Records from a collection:
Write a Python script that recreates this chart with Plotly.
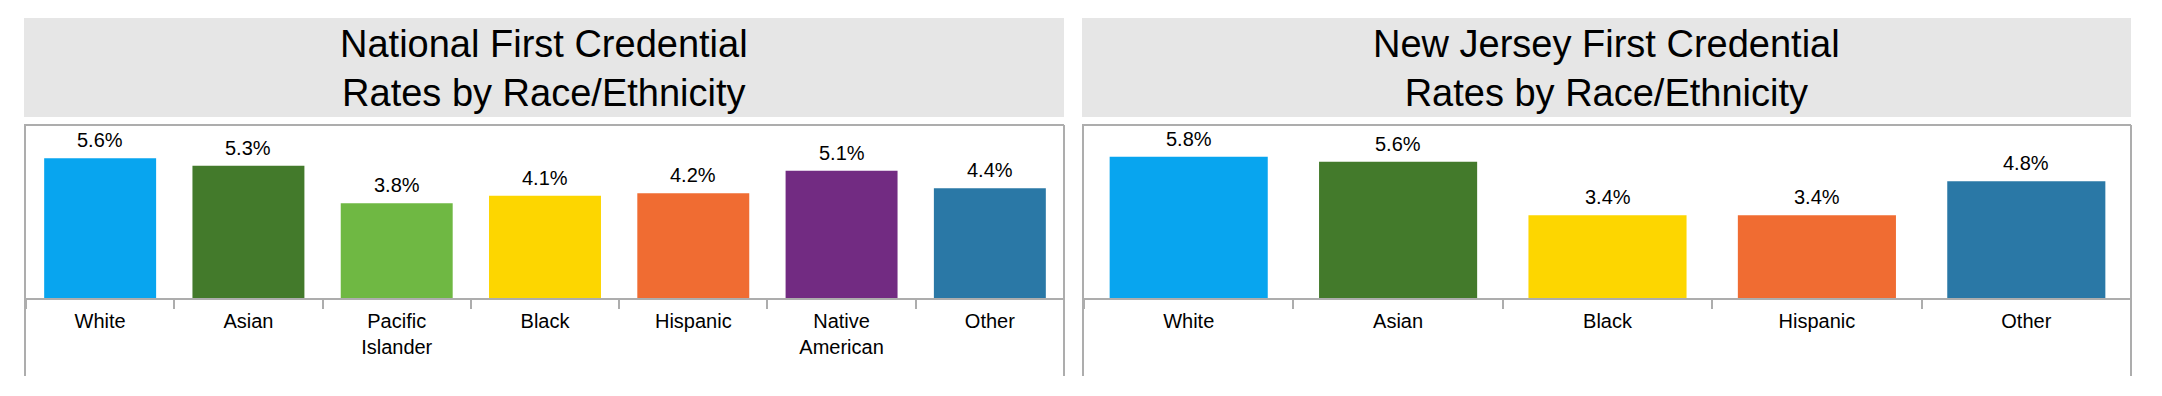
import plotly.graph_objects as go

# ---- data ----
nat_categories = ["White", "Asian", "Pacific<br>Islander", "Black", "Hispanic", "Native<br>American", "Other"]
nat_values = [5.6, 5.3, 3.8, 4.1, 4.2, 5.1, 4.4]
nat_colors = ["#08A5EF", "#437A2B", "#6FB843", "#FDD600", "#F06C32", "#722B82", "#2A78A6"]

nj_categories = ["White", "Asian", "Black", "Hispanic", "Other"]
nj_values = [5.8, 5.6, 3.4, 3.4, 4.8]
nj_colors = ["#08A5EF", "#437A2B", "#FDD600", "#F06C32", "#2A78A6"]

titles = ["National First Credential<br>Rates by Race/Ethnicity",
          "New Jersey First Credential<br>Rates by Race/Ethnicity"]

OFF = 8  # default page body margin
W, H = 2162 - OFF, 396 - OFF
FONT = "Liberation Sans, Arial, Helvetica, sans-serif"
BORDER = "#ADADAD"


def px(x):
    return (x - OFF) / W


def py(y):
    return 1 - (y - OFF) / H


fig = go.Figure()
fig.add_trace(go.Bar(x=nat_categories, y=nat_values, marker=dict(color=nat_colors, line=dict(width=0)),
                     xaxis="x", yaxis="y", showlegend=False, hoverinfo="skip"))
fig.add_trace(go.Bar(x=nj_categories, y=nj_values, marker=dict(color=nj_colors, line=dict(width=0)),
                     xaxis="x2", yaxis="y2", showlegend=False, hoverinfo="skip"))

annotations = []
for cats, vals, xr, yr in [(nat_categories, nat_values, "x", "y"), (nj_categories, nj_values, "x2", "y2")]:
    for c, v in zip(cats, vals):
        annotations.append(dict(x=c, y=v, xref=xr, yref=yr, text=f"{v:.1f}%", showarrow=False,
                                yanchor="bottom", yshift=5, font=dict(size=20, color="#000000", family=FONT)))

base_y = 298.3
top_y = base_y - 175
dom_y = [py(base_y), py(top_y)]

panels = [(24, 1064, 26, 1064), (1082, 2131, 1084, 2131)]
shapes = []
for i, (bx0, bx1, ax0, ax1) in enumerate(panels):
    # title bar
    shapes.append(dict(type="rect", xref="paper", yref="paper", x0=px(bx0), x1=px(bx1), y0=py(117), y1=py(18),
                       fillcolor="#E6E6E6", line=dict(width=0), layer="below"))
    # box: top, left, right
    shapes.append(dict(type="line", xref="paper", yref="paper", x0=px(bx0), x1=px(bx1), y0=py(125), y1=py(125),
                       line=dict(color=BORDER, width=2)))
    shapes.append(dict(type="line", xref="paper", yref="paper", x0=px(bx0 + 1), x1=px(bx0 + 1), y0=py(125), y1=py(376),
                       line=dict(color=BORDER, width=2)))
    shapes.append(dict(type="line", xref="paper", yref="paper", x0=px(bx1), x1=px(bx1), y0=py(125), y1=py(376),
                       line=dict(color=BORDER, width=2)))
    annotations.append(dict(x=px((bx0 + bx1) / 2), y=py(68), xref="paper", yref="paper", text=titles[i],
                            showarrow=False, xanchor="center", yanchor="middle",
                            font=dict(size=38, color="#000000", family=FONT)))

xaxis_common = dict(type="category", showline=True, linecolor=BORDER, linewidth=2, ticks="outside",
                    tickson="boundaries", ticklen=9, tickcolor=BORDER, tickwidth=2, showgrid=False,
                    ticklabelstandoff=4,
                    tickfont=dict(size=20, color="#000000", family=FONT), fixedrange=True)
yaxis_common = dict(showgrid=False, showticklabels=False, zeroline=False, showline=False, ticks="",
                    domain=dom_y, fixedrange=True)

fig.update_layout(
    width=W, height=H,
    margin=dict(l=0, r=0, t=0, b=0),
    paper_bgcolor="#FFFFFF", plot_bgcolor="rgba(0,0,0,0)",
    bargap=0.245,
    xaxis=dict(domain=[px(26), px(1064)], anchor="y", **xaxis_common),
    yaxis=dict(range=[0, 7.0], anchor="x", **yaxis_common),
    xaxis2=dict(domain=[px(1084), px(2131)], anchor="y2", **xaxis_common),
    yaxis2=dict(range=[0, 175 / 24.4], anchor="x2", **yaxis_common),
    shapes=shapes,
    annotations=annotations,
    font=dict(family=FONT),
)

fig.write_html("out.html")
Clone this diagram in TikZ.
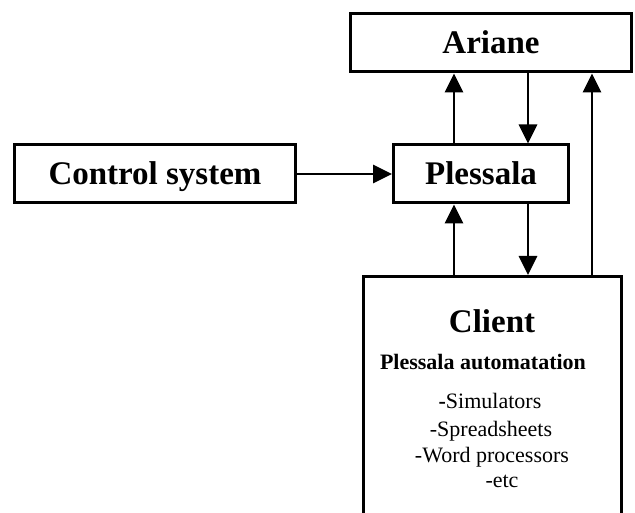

**Challenge:**
Search the entries for the word "this", then list each line that holds it.

**The solution:**
Write a Python script that recreates this chart with Plotly.
Clone this diagram in TikZ.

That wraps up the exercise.